:: Provided data
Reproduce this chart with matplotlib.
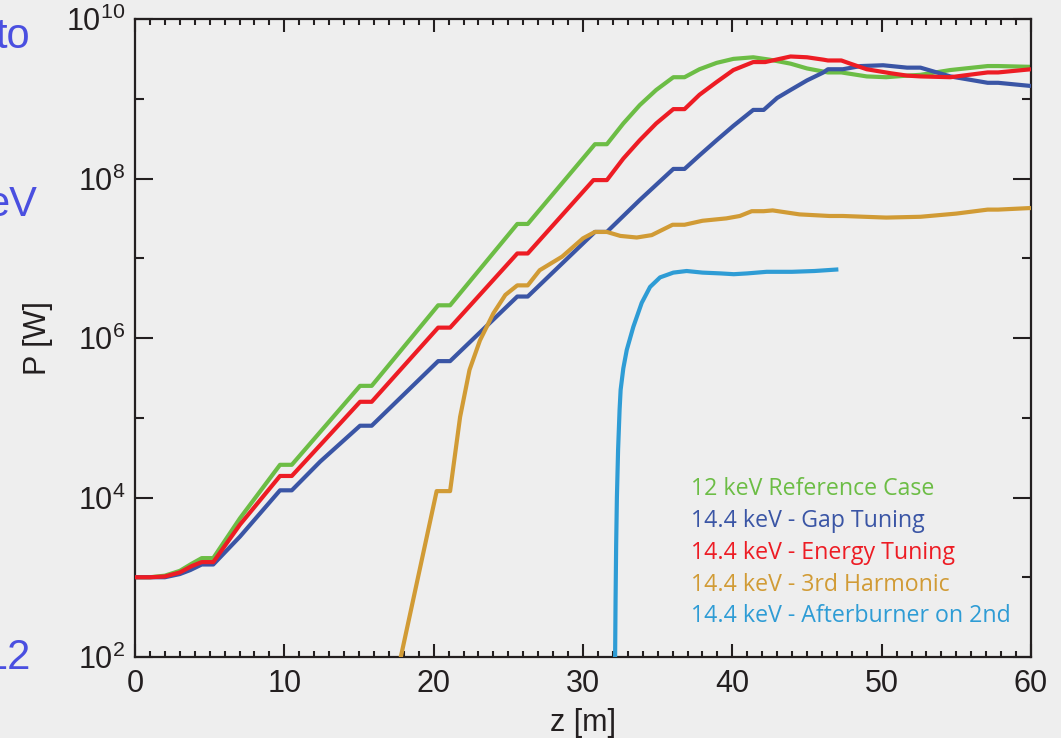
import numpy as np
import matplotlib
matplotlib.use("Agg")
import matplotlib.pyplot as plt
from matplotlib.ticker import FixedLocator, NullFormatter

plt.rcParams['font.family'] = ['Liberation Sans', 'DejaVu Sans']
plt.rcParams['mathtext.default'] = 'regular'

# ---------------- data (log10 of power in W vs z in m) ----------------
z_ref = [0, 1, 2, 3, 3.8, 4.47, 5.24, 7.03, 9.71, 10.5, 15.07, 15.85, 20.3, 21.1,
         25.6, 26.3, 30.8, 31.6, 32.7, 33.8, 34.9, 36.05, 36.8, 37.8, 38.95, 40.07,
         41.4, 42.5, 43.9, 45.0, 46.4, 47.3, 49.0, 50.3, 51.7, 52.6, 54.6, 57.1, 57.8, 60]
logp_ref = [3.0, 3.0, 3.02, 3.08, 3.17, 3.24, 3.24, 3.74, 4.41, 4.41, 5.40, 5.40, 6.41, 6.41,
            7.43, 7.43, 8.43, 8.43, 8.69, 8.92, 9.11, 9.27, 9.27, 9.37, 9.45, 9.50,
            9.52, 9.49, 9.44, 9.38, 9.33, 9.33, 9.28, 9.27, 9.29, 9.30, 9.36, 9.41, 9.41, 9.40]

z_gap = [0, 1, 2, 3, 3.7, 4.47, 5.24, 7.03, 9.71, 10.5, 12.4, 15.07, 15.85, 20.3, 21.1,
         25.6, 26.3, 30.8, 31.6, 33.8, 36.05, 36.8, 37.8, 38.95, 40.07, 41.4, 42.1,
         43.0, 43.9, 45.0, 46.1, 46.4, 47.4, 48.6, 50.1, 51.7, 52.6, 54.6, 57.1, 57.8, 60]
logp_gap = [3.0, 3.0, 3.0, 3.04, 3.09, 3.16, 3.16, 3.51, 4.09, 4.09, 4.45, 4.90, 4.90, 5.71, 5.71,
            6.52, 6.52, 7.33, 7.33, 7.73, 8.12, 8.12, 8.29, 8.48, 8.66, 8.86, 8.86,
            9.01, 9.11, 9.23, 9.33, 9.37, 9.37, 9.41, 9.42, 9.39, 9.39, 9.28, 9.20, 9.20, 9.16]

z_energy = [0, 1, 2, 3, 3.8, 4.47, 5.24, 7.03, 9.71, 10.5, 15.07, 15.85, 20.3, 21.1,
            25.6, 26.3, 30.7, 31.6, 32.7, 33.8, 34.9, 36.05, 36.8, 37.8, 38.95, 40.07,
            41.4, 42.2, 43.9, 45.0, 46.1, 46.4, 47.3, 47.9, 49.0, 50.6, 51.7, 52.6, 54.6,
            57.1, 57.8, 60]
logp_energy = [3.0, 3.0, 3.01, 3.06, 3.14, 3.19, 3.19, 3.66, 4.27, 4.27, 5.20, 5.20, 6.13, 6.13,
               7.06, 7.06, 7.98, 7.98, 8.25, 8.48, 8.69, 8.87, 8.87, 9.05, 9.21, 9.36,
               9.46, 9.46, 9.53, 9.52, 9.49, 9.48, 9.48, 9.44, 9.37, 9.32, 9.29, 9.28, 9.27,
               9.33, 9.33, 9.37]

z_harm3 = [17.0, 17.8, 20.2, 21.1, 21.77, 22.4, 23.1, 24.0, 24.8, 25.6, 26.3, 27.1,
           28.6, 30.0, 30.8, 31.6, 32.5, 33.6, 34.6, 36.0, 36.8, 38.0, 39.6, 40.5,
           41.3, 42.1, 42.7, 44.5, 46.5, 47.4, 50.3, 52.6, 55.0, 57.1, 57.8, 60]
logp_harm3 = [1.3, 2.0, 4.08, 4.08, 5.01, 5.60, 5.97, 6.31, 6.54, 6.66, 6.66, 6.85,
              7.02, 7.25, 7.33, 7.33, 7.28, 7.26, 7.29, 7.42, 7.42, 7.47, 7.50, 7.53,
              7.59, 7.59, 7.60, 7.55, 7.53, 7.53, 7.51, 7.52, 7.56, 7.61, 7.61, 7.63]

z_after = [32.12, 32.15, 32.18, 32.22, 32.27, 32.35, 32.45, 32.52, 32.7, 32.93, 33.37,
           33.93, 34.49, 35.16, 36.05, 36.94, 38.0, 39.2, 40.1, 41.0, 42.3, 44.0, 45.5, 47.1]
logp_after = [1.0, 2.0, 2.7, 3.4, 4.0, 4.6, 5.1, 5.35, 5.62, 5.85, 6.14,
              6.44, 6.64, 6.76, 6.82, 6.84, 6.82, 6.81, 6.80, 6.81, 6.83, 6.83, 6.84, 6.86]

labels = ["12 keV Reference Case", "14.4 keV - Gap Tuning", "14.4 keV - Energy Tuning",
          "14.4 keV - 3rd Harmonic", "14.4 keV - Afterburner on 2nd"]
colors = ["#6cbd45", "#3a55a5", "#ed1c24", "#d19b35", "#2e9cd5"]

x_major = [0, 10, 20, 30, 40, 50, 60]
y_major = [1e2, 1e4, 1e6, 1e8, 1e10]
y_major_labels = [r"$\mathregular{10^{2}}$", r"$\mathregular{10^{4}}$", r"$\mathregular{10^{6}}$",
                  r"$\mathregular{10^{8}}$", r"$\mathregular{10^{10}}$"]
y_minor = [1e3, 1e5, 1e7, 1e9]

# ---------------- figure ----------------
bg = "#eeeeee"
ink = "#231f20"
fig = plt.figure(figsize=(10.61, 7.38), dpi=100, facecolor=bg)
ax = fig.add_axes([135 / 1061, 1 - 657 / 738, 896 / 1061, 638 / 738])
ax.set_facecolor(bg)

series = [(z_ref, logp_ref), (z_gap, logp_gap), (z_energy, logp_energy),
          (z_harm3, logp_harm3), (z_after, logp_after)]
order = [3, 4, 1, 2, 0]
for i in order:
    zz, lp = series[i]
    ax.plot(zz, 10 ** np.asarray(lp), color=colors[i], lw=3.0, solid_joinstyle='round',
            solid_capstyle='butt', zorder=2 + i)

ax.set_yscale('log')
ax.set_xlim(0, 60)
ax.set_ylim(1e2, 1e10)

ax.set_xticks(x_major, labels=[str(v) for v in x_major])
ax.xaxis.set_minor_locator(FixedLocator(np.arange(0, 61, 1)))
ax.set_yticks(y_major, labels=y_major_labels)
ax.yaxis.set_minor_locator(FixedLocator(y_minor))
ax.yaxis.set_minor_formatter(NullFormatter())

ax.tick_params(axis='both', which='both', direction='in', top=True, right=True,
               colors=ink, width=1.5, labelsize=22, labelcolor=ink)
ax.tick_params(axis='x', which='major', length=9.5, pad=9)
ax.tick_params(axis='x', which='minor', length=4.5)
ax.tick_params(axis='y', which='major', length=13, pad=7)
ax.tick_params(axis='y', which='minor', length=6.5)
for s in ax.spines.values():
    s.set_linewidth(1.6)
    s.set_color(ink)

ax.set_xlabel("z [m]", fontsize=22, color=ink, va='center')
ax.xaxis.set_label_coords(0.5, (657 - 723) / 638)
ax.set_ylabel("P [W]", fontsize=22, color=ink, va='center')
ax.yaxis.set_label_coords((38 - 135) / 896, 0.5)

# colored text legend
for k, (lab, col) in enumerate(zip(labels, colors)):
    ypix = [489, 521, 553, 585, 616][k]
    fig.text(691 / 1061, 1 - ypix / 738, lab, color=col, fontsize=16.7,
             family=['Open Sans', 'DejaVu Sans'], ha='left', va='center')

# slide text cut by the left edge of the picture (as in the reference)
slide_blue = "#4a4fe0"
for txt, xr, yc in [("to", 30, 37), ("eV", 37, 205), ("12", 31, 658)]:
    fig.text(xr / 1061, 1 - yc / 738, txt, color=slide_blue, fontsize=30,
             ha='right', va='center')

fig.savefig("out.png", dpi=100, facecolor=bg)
::::
:: Provided data
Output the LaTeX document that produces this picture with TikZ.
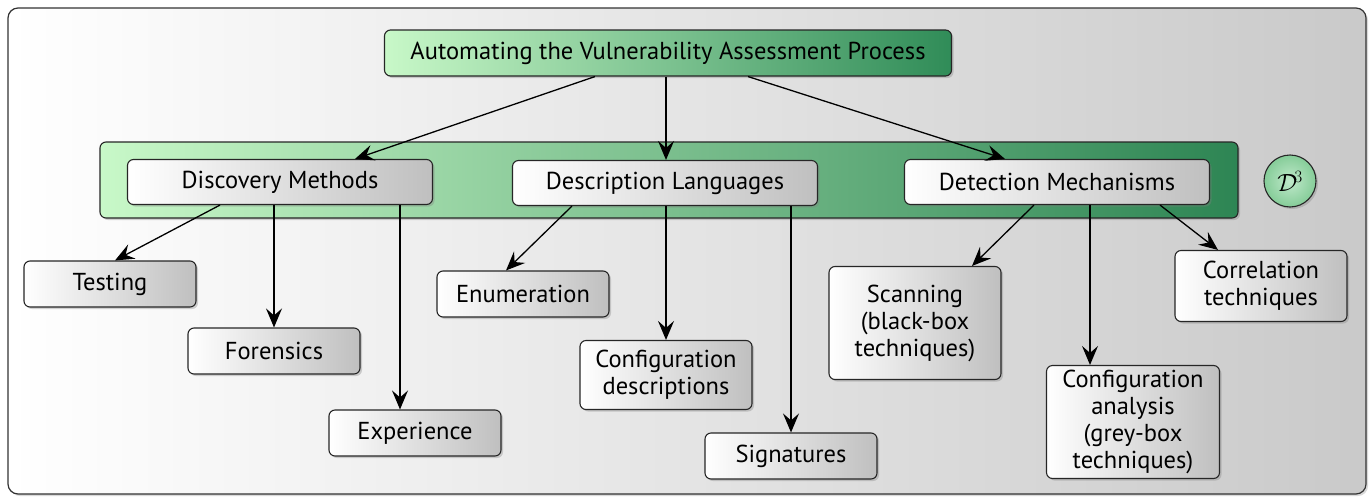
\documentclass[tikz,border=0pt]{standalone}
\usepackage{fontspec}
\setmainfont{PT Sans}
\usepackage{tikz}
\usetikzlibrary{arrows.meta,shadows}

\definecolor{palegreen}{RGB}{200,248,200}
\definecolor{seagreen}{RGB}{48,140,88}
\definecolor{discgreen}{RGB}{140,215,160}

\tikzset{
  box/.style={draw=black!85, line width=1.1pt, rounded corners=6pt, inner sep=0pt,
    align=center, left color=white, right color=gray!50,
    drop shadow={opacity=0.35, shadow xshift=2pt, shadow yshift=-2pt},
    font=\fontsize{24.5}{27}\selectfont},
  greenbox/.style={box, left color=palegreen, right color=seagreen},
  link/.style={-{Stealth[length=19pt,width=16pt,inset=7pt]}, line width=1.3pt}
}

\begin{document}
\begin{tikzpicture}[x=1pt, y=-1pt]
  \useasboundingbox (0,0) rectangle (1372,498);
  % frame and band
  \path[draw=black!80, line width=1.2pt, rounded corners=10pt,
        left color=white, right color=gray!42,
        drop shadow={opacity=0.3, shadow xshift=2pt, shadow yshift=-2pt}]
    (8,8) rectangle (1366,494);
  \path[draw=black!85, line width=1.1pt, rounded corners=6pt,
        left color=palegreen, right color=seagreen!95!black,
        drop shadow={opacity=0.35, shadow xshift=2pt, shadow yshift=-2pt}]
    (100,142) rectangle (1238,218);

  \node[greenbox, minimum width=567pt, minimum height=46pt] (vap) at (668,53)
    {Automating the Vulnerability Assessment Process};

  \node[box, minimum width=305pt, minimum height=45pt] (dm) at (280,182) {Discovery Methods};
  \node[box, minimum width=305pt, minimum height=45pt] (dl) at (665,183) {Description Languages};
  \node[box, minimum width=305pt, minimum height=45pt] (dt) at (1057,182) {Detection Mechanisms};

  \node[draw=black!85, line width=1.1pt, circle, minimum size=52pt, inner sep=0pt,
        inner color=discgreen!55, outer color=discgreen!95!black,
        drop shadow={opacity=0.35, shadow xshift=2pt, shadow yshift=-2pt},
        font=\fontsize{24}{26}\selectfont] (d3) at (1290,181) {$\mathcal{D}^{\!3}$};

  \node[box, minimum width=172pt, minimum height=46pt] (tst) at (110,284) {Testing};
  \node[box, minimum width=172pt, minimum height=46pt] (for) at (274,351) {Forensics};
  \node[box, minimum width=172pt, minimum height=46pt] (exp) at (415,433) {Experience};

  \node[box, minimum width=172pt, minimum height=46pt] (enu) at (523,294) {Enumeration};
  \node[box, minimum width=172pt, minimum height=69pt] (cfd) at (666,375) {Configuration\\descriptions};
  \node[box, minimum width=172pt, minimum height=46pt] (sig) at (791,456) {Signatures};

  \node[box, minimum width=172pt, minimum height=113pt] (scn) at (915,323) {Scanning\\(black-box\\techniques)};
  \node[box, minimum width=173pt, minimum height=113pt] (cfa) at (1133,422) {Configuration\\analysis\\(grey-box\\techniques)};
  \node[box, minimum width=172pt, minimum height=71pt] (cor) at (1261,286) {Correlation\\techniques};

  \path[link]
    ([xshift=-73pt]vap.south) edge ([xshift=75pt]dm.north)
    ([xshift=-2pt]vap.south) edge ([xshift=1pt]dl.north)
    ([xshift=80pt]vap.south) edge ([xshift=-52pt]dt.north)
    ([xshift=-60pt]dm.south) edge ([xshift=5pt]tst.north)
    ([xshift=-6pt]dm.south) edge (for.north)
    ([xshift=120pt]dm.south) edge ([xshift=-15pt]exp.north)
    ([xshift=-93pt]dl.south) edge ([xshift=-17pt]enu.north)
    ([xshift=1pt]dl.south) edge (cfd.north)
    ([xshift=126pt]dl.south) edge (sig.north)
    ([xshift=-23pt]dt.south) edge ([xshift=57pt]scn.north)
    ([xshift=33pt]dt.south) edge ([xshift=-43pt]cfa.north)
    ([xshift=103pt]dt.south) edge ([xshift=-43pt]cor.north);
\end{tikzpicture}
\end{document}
::::
■ **Exercise objective**
Exactly the lines starting at the line containing "Reproduce this chart with matplotlib." and ending at the line containing "plt.rcParams['mathtext.default'] = 'regular'" should be transcribed, both included; omit the pictures.

■ **Result of the exercise**
Reproduce this chart with matplotlib.
import numpy as np
import matplotlib
matplotlib.use("Agg")
import matplotlib.pyplot as plt
from matplotlib.ticker import FixedLocator, NullFormatter

plt.rcParams['font.family'] = ['Liberation Sans', 'DejaVu Sans']
plt.rcParams['mathtext.default'] = 'regular'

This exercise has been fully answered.